* [Task details] Everything from the line containing "The picture is" to the line containing "y_title = '\u25b3RN'", both lines included, must be copied exactly; nothing else should be.
▬▬▬▬▬▬
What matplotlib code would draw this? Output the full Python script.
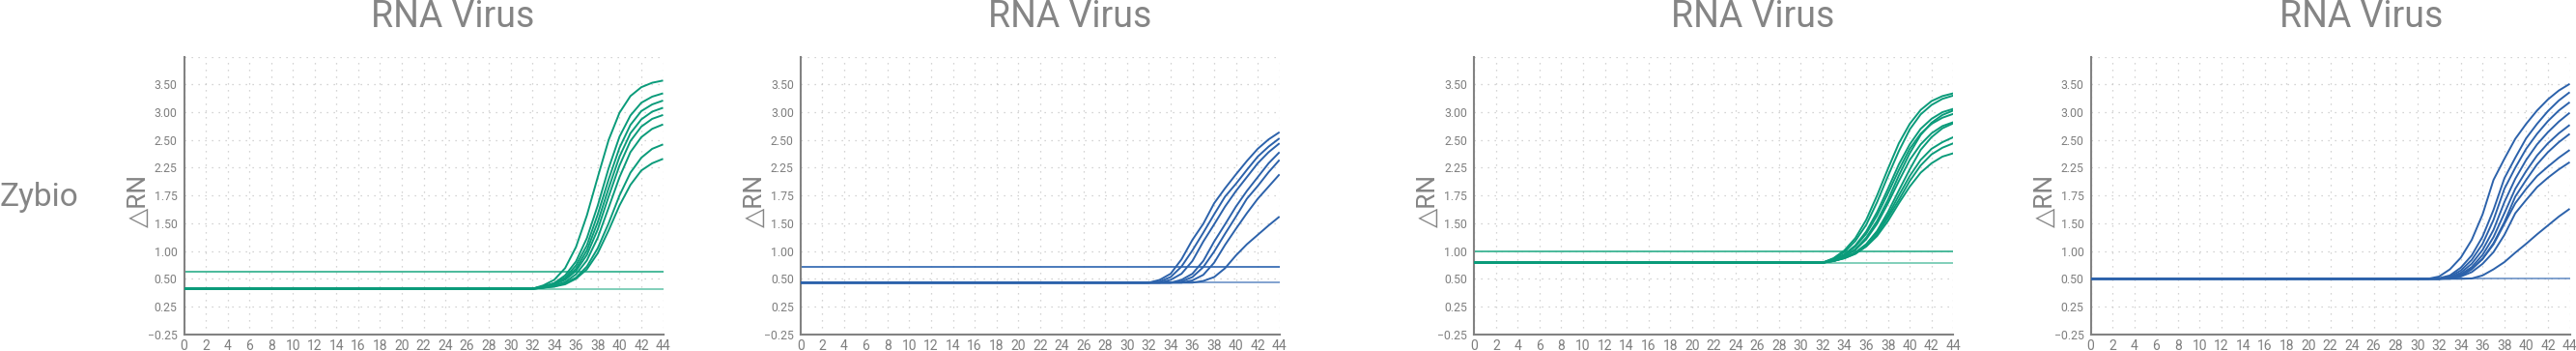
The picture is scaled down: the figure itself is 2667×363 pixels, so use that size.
# qPCR amplification curves, four panels side by side

import numpy as np
import matplotlib.pyplot as plt

plt.rcParams['font.family'] = ['Roboto', 'DejaVu Sans']

# ---- data ----
row_label = 'Zybio'
panel_title = 'RNA Virus'
y_title = '\u25b3RN'

# the y axis of the original has evenly spaced rows but uneven labels
y_ticks = [-0.25, 0.25, 0.50, 1.00, 1.50, 1.75, 2.25, 2.50, 3.00, 3.50]
y_labels = ['\u22120.25', '0.25', '0.50', '1.00', '1.50', '1.75', '2.25', '2.50', '3.00', '3.50']
y_top = 4.00
x_ticks = list(range(0, 45, 2))
cycles = np.arange(0, 45)

# panel 1 (green) - curves listed from cycle 32 to 44
p1_base = 0.41
p1_threshold = 0.63
p1_start = 32
p1_curves = [
    [0.41, 0.44, 0.49, 0.69, 1.07, 1.57, 2.08, 2.50, 2.99, 3.29, 3.45, 3.53, 3.57],
    [0.41, 0.43, 0.46, 0.56, 0.81, 1.23, 1.66, 2.24, 2.56, 2.94, 3.17, 3.28, 3.34],
    [0.41, 0.43, 0.46, 0.52, 0.74, 1.10, 1.58, 2.04, 2.43, 2.77, 3.02, 3.14, 3.21],
    [0.41, 0.43, 0.45, 0.50, 0.68, 1.01, 1.51, 1.88, 2.35, 2.62, 2.87, 3.01, 3.08],
    [0.41, 0.42, 0.45, 0.49, 0.64, 0.93, 1.39, 1.74, 2.27, 2.49, 2.74, 2.88, 2.95],
    [0.41, 0.42, 0.44, 0.47, 0.58, 0.83, 1.24, 1.64, 2.08, 2.39, 2.55, 2.70, 2.78],
    [0.41, 0.42, 0.43, 0.46, 0.52, 0.72, 1.05, 1.50, 1.75, 2.16, 2.34, 2.42, 2.46],
    [0.41, 0.42, 0.43, 0.45, 0.50, 0.67, 0.96, 1.37, 1.66, 1.94, 2.20, 2.29, 2.33],
]

# panel 2 (blue) - from cycle 32
p2_base = 0.465
p2_threshold = 0.72
p2_start = 32
p2_curves = [
    [0.465, 0.49, 0.59, 0.85, 1.20, 1.49, 1.68, 1.88, 2.13, 2.31, 2.42, 2.51, 2.64],
    [0.465, 0.475, 0.53, 0.72, 1.01, 1.33, 1.58, 1.74, 1.96, 2.21, 2.35, 2.44, 2.53],
    [0.465, 0.465, 0.49, 0.59, 0.82, 1.17, 1.48, 1.65, 1.83, 2.08, 2.29, 2.39, 2.47],
    [0.465, 0.465, 0.465, 0.49, 0.59, 0.82, 1.17, 1.48, 1.65, 1.83, 2.08, 2.29, 2.39],
    [0.465, 0.465, 0.465, 0.475, 0.53, 0.71, 0.99, 1.31, 1.56, 1.72, 1.92, 2.17, 2.32],
    [0.465, 0.465, 0.465, 0.465, 0.485, 0.57, 0.79, 1.11, 1.40, 1.59, 1.72, 1.91, 2.13],
    [0.465, 0.465, 0.465, 0.465, 0.465, 0.48, 0.53, 0.69, 0.92, 1.12, 1.29, 1.46, 1.56],
]

# panel 3 (green) - from cycle 32
p3_base = 0.79
p3_threshold = 1.00
p3_start = 32
p3_curves = [
    [0.79, 0.87, 1.01, 1.23, 1.53, 1.75, 2.23, 2.47, 2.79, 3.04, 3.20, 3.29, 3.34],
    [0.79, 0.86, 0.98, 1.18, 1.47, 1.69, 2.10, 2.40, 2.69, 2.96, 3.13, 3.24, 3.30],
    [0.79, 0.85, 0.94, 1.10, 1.35, 1.60, 1.87, 2.28, 2.46, 2.70, 2.88, 3.00, 3.06],
    [0.79, 0.83, 0.91, 1.03, 1.24, 1.52, 1.71, 2.11, 2.38, 2.59, 2.81, 2.95, 3.03],
    [0.79, 0.84, 0.93, 1.08, 1.31, 1.57, 1.79, 2.21, 2.42, 2.61, 2.79, 2.90, 2.97],
    [0.79, 0.83, 0.90, 1.02, 1.21, 1.49, 1.68, 2.01, 2.32, 2.46, 2.62, 2.75, 2.82],
    [0.79, 0.82, 0.88, 0.97, 1.12, 1.36, 1.60, 1.84, 2.22, 2.41, 2.55, 2.71, 2.80],
    [0.79, 0.82, 0.88, 0.97, 1.12, 1.34, 1.57, 1.75, 2.10, 2.32, 2.42, 2.48, 2.55],
    [0.79, 0.82, 0.87, 0.95, 1.09, 1.30, 1.55, 1.71, 2.01, 2.27, 2.37, 2.43, 2.47],
    [0.79, 0.82, 0.87, 0.95, 1.08, 1.27, 1.52, 1.68, 1.91, 2.16, 2.29, 2.35, 2.38],
]

# panel 4 (blue) - from cycle 31, no separate threshold line
p4_base = 0.50
p4_threshold = None
p4_start = 31
p4_curves = [
    [0.50, 0.54, 0.67, 0.88, 1.20, 1.58, 2.03, 2.33, 2.52, 2.79, 3.03, 3.23, 3.39, 3.51],
    [0.50, 0.51, 0.56, 0.70, 0.92, 1.26, 1.62, 2.06, 2.34, 2.53, 2.79, 3.02, 3.21, 3.36],
    [0.50, 0.50, 0.54, 0.65, 0.84, 1.13, 1.53, 1.87, 2.25, 2.42, 2.61, 2.84, 3.03, 3.18],
    [0.50, 0.50, 0.52, 0.61, 0.77, 1.02, 1.38, 1.69, 2.05, 2.32, 2.46, 2.64, 2.83, 2.99],
    [0.50, 0.50, 0.52, 0.58, 0.71, 0.93, 1.25, 1.59, 1.87, 2.19, 2.36, 2.47, 2.62, 2.77],
    [0.50, 0.50, 0.51, 0.55, 0.67, 0.86, 1.14, 1.51, 1.74, 2.03, 2.28, 2.39, 2.48, 2.61],
    [0.50, 0.50, 0.51, 0.57, 0.68, 0.86, 1.12, 1.49, 1.68, 1.87, 2.10, 2.26, 2.34, 2.41],
    [0.50, 0.50, 0.50, 0.54, 0.62, 0.77, 0.98, 1.29, 1.59, 1.71, 1.90, 2.07, 2.22, 2.30],
    [0.50, 0.50, 0.50, 0.50, 0.505, 0.56, 0.67, 0.80, 0.97, 1.13, 1.30, 1.46, 1.56, 1.63],
]

green = '#0a9b7a'
green_light = '#3cb493'
blue = '#2c62ab'
blue_light = '#3b6fb5'
grey_text = '#7e7e7e'
grey_big = '#858585'
grey_axis = '#828282'

panels = [
    (p1_base, p1_threshold, p1_start, p1_curves, green, green_light),
    (p2_base, p2_threshold, p2_start, p2_curves, blue, blue_light),
    (p3_base, p3_threshold, p3_start, p3_curves, green, green_light),
    (p4_base, p4_threshold, p4_start, p4_curves, blue, blue_light),
]

# piecewise scale: every labelled row gets the same height
grid_vals = y_ticks + [y_top]
rows = np.arange(len(grid_vals))


def forward(v):
    return np.interp(v, grid_vals, rows)


def inverse(r):
    return np.interp(r, rows, grid_vals)


W, H = 2667, 363
fig = plt.figure(figsize=(W / 100, H / 100), dpi=100)

lefts = [190.5, 828.7, 1526.3, 2164.5]  # px
title_x = [0.56, 0.562, 0.582, 0.565]
ax_w, ax_h, ax_b = 496, 287.1, 17.3

for i, (base, thr, start, curves, col, col_light) in enumerate(panels):
    ax = fig.add_axes([lefts[i] / W, ax_b / H, ax_w / W, ax_h / H])
    ax.set_yscale('function', functions=(forward, inverse))
    ax.set_xlim(0, 44)
    ax.set_ylim(y_ticks[0], y_top)

    ax.set_yticks(grid_vals)
    ax.set_yticklabels(y_labels + [''])
    ax.set_xticks(x_ticks)
    ax.set_xticklabels([str(t) for t in x_ticks])
    ax.tick_params(axis='both', length=0, labelcolor=grey_text)
    ax.tick_params(axis='y', pad=5.0, labelsize=8.8)
    ax.tick_params(axis='x', pad=3.6, labelsize=10)

    ax.grid(True, color='#c6c6c6', linestyle=(0, (1, 4.6)), linewidth=0.9)
    ax.set_axisbelow(True)
    for s in ['top', 'right']:
        ax.spines[s].set_visible(False)
    for s in ['left', 'bottom']:
        ax.spines[s].set_color(grey_axis)
        ax.spines[s].set_linewidth(1.5)

    # flat negative sample and threshold
    ax.plot(cycles, np.full(len(cycles), base), color=col_light, lw=1.2, alpha=0.75, zorder=2)
    if thr is not None:
        ax.plot(cycles, np.full(len(cycles), thr), color=col_light, lw=1.3, zorder=2)

    for c in curves:
        y = np.concatenate([np.full(start, base), c])
        ax.plot(cycles[:len(y)], y, color=col, lw=1.4, zorder=3, solid_capstyle='butt')

    ax.text(title_x[i], 1.107, panel_title, transform=ax.transAxes, ha='center', va='baseline',
            fontsize=27, color=grey_big)
    ax.text(-0.095, 0.48, y_title, transform=ax.transAxes, rotation=90, ha='center', va='center',
            fontsize=19, color=grey_big)

fig.text(0.0, 150 / H, row_label, ha='left', va='baseline', fontsize=24, color=grey_big)

fig.savefig('out.png', dpi=100)
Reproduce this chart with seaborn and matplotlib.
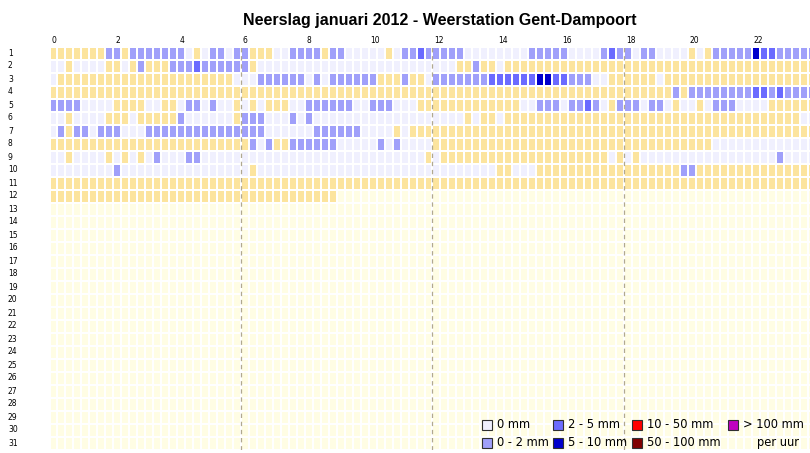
▬▬▬▬▬▬
* [Final result]
The picture is scaled down: the figure itself is 2667×363 pixels, so use that size.
# qPCR amplification curves, four panels side by side

import numpy as np
import matplotlib.pyplot as plt

plt.rcParams['font.family'] = ['Roboto', 'DejaVu Sans']

# ---- data ----
row_label = 'Zybio'
panel_title = 'RNA Virus'
y_title = '\u25b3RN'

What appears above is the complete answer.